= Do this =
Copy each line in the data that includes the word "page".

* BEGIN *

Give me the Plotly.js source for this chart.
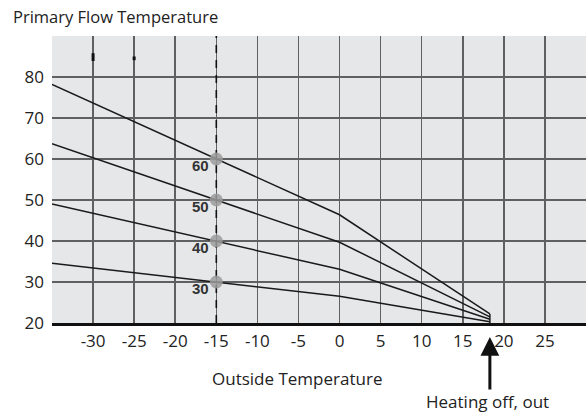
<!DOCTYPE html>
<html>
<head>
<meta charset="utf-8">
<script src="https://cdn.plot.ly/plotly-3.0.1.min.js"></script>
<style>html,body{margin:0;padding:0;background:#fff;}#chart{width:586px;height:414px;}</style>
</head>
<body>
<div id="chart"></div>
<script>
// Data
const outsideX = [-35, 0, 18.3];
const curve60 = [78.2, 46.4, 22.2];
const curve50 = [63.7, 39.7, 21.5];
const curve40 = [49.0, 33.1, 20.9];
const curve30 = [34.6, 26.5, 20.3];
const setpointX = -15;
const setpoints = [60, 50, 40, 30];
const setpointLabels = ['60', '50', '40', '30'];
const xTickVals = [-35, -30, -25, -20, -15, -10, -5, 0, 5, 10, 15, 20, 25, 30];
const xTickText = ['', '-30', '-25', '-20', '-15', '-10', '-5', '0', '5', '10', '15', '20', '25', ''];
const yTickVals = [20, 30, 40, 50, 60, 70, 80, 90];
const yTickText = ['20', '30', '40', '50', '60', '70', '80', ''];
const heatingOffX = 18.3;
// small dark marks on the gridlines near the top
const markX = [-30, -25];
const markY0 = [83.9, 84.1];
const markY1 = [85.8, 85.0];

const PL = 52, PW = 534, PT = 36, PH = 287; // plot box in px
const curves = [curve60, curve50, curve40, curve30];
const traces = curves.map(c => ({
  x: outsideX, y: c, mode: 'lines', type: 'scatter',
  line: {color: '#1a1a1a', width: 1.5}, hoverinfo: 'skip', showlegend: false
}));
traces.push({
  x: [heatingOffX, heatingOffX], y: [curve60[2], 20], mode: 'lines', type: 'scatter',
  line: {color: '#1a1a1a', width: 1.5}, showlegend: false, hoverinfo: 'skip'
});
traces.push({
  x: [setpointX, setpointX], y: [20, 90], mode: 'lines', type: 'scatter',
  line: {color: '#111', width: 1.6, dash: '8px,7px'}, showlegend: false, hoverinfo: 'skip'
});
traces.push({
  x: setpoints.map(() => setpointX), y: setpoints, mode: 'markers', type: 'scatter',
  marker: {color: 'rgba(155,155,155,0.85)', size: 13, line: {width: 0}}, showlegend: false, hoverinfo: 'skip'
});

const shapes = markX.map((x, i) => ({
  type: 'line', xref: 'x', yref: 'y', x0: x, x1: x, y0: markY0[i], y1: markY1[i],
  line: {color: '#111', width: 3}
}));

const annotations = setpoints.map((v, i) => ({
  x: setpointX, y: v, xref: 'x', yref: 'y', text: '<b>' + setpointLabels[i] + '</b>',
  showarrow: false, xshift: -16, yshift: -6,
  font: {family: 'Liberation Sans, Arial, sans-serif', size: 15, color: '#333'}
}));
annotations.push({
  x: heatingOffX, y: 20, xref: 'x', yref: 'y', text: '', showarrow: true,
  ax: 0, ay: 54, yshift: -14, arrowhead: 2, arrowsize: 1.25, arrowwidth: 3, arrowcolor: '#111'
});
annotations.push({
  x: (487.5 - PL) / PW, y: -(401.7 - PT - PH) / PH, xref: 'paper', yref: 'paper',
  text: 'Heating off, out', showarrow: false, xanchor: 'center', yanchor: 'middle',
  font: {family: 'Open Sans, sans-serif', size: 17, color: '#222'}
});
annotations.push({
  x: (297 - PL) / PW, y: -(378.5 - PT - PH) / PH, xref: 'paper', yref: 'paper',
  text: 'Outside Temperature', showarrow: false, xanchor: 'center', yanchor: 'middle',
  font: {family: 'Open Sans, sans-serif', size: 17, color: '#222'}
});

const layout = {
  width: 586, height: 414,
  margin: {l: PL, r: 0, t: PT, b: 414 - PT - PH, pad: 0},
  paper_bgcolor: '#ffffff', plot_bgcolor: '#e6e7e9',
  title: {text: 'Primary Flow Temperature', x: 13 / 586, xanchor: 'left', xref: 'container',
    y: 1 - 17 / 414, yanchor: 'middle', yref: 'container',
    font: {family: 'Open Sans, sans-serif', size: 16.5, color: '#222'}},
  xaxis: {range: [-35, 30], tickvals: xTickVals, ticktext: xTickText, showgrid: true,
    gridcolor: '#606060', gridwidth: 1.5, zeroline: false, showline: true, linecolor: '#111', linewidth: 3,
    ticks: '', ticklabelstandoff: 1,
    tickfont: {family: 'Open Sans, sans-serif', size: 17, color: '#222'}, fixedrange: true},
  yaxis: {range: [20, 90], tickvals: yTickVals, ticktext: yTickText, showgrid: true,
    gridcolor: '#606060', gridwidth: 1.5, zeroline: false, showline: false,
    ticks: '', ticklabelstandoff: 7,
    tickfont: {family: 'Open Sans, sans-serif', size: 17, color: '#222'}, fixedrange: true},
  shapes: shapes,
  annotations: annotations,
  showlegend: false
};

Plotly.newPlot('chart', traces, layout, {staticPlot: true, displayModeBar: false});
</script>
</body>
</html>
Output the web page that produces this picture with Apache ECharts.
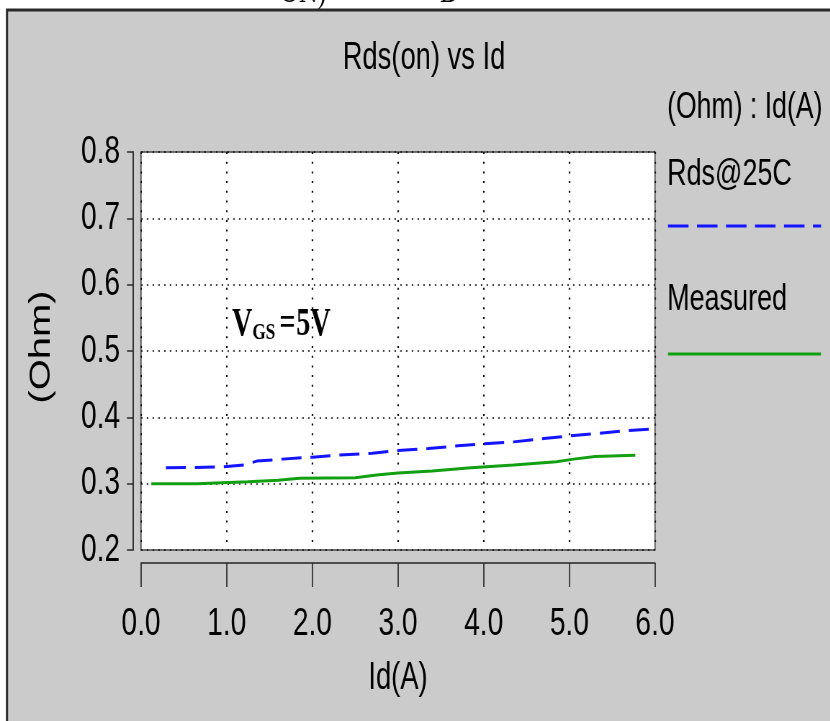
<!DOCTYPE html>
<html>
<head>
<meta charset="utf-8">
<title>Rds(on) vs Id</title>
<script src="https://cdn.jsdelivr.net/npm/echarts@6/dist/echarts.min.js"></script>
<style>
  html, body { margin: 0; padding: 0; background: #ffffff; }
  #wrap { width: 830px; height: 721px; overflow: hidden; }
  /* the plot is laid out wide and then condensed horizontally */
  #chart { width: 1153px; height: 721px; transform: scaleX(0.72); transform-origin: 0 0; }
</style>
</head>
<body>
<div id="wrap"><div id="chart"></div></div>
<script>
// Drain current axis ticks (A) and on-resistance ticks (Ohm)
const xTicks = [0, 1, 2, 3, 4, 5, 6];
const yTicks = [0.2, 0.3, 0.4, 0.5, 0.6, 0.7, 0.8];

// Rds@25C model curve (Ohm) against Id (A)
const rds25Id  = [0.29, 0.9, 1.2, 1.35, 1.65, 2.0, 2.3, 2.7, 3.0, 3.35, 3.7, 4.0, 4.35, 4.7, 5.0, 5.35, 5.65, 5.93];
const rds25Ohm = [0.324, 0.325, 0.328, 0.334, 0.337, 0.340, 0.343, 0.346, 0.350, 0.353, 0.357, 0.360, 0.363, 0.368, 0.372, 0.376, 0.380, 0.382];

// Measured on-resistance (Ohm) against Id (A)
const measId  = [0.12, 0.65, 1.25, 1.6, 1.85, 2.5, 2.75, 3.0, 3.4, 3.85, 4.35, 4.85, 5.05, 5.3, 5.77];
const measOhm = [0.300, 0.300, 0.303, 0.305, 0.308, 0.309, 0.313, 0.316, 0.319, 0.324, 0.328, 0.333, 0.337, 0.341, 0.343];

const S = 0.72;                       // horizontal condensing factor of the page
const px = v => v / S;                // on-screen x distance -> layout x distance
const SANS = '"Liberation Sans", Arial, sans-serif';
const SERIF = '"Liberation Serif", "Times New Roman", serif';
const BLUE = '#1414ff';
const GREEN = '#12a012';

const zip = (xs, ys) => xs.map((x, i) => [x, ys[i]]);

const chart = echarts.init(document.getElementById('chart'), null, { renderer: 'canvas' });

chart.setOption({
  backgroundColor: '#ffffff',
  animation: false,
  grid: {
    left: px(141), top: 152, width: px(514), height: 398,
    show: true, backgroundColor: '#ffffff',
    borderColor: '#444', borderWidth: 1.6, z: -1
  },
  xAxis: {
    type: 'value', z: 2,
    min: xTicks[0], max: xTicks[xTicks.length - 1], interval: 1,
    offset: 13,
    name: 'Id(A)', nameLocation: 'middle', nameGap: 97,
    nameTextStyle: { fontFamily: SANS, fontSize: 38, color: '#000' },
    axisLine: { show: true, onZero: false, lineStyle: { color: '#222', width: 1.6 } },
    axisTick: { show: true, length: 24, lineStyle: { color: '#333', width: 1.8 } },
    axisLabel: { margin: 42, fontFamily: SANS, fontSize: 39, color: '#000',
                 formatter: v => v.toFixed(1) },
    splitLine: { show: true, lineStyle: { color: '#111', width: 2.2, type: [2, 7.7] } }
  },
  yAxis: {
    type: 'value', z: 2,
    min: yTicks[0], max: yTicks[yTicks.length - 1], interval: 0.1,
    offset: px(8),
    axisLine: { show: true, onZero: false, lineStyle: { color: '#222', width: 1.8 } },
    axisTick: { show: true, length: px(6), lineStyle: { color: '#333', width: 1.6 } },
    axisLabel: { margin: px(13), fontFamily: SANS, fontSize: 39, color: '#000',
                 formatter: v => v.toFixed(1) },
    splitLine: { show: true, lineStyle: { color: '#111', width: 1.6, type: [2.2, 5.8] } }
  },
  series: [
    {
      name: 'Rds@25C', type: 'line', data: zip(rds25Id, rds25Ohm),
      showSymbol: false, symbol: 'none', z: 3,
      lineStyle: { color: BLUE, width: 3, type: [px(20), px(9)] }
    },
    {
      name: 'Measured', type: 'line', data: zip(measId, measOhm),
      showSymbol: false, symbol: 'none', z: 3,
      lineStyle: { color: GREEN, width: 3 }
    }
  ],
  graphic: [
    // heading fragments peeking above the panel
    { type: 'text', z: -3, x: px(280), y: 11,
      style: { text: 'ON)', font: '36px ' + SERIF, fill: '#000', align: 'left', verticalAlign: 'bottom' } },
    { type: 'text', z: -3, x: px(440), y: 11,
      style: { text: 'D', font: '36px ' + SERIF, fill: '#000', align: 'left', verticalAlign: 'bottom' } },
    // grey panel with dark frame
    { type: 'rect', z: -2, shape: { x: px(7), y: 10, width: px(850), height: 730 },
      style: { fill: '#cbcbcb', stroke: '#2a2a2a', lineWidth: 3 } },
    // chart heading
    { type: 'text', z: 5, x: px(424), y: 59,
      style: { text: 'Rds(on) vs Id', font: '38px ' + SANS, fill: '#000', align: 'center', verticalAlign: 'middle' } },
    // vertical axis name
    { type: 'text', z: 5, x: px(42), y: 347, rotation: Math.PI / 2,
      style: { text: '(Ohm)', font: '40px ' + SANS, fill: '#000', align: 'center', verticalAlign: 'middle' } },
    // legend block
    { type: 'text', z: 5, x: px(667), y: 108,
      style: { text: '(Ohm) : Id(A)', font: '37px ' + SANS, fill: '#000', align: 'left', verticalAlign: 'middle' } },
    { type: 'text', z: 5, x: px(667), y: 175,
      style: { text: 'Rds@25C', font: '37.5px ' + SANS, fill: '#000', align: 'left', verticalAlign: 'middle' } },
    { type: 'line', z: 5, shape: { x1: px(668), y1: 226, x2: px(821), y2: 226 },
      style: { stroke: BLUE, lineWidth: 3, lineDash: [px(20.5), px(8.5)] } },
    { type: 'text', z: 5, x: px(667), y: 300,
      style: { text: 'Measured', font: '37.5px ' + SANS, fill: '#000', align: 'left', verticalAlign: 'middle' } },
    { type: 'line', z: 5, shape: { x1: px(668), y1: 354, x2: px(821), y2: 354 },
      style: { stroke: GREEN, lineWidth: 3 } },
    // gate drive annotation
    { type: 'text', z: 10, x: px(232), y: 325,
      style: {
        text: '{v|V}{s|GS}{e|=}{n|5V}',
        font: 'bold 39px ' + SERIF, fill: '#000', align: 'left', verticalAlign: 'middle',
        rich: {
          v: { font: 'bold 39px ' + SERIF, fill: '#000' },
          s: { font: 'bold 24px ' + SERIF, fill: '#000', padding: [15, 0, 0, 0] },
          e: { font: 'bold 39px ' + SERIF, fill: '#000', padding: [0, px(1), 0, px(4)] },
          n: { font: 'bold 39px ' + SERIF, fill: '#000' }
        }
      } }
  ]
});
</script>
</body>
</html>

* END *

= Answer for the task =
Output the web page that produces this picture with Apache ECharts.
const S = 0.72;                       // horizontal condensing factor of the page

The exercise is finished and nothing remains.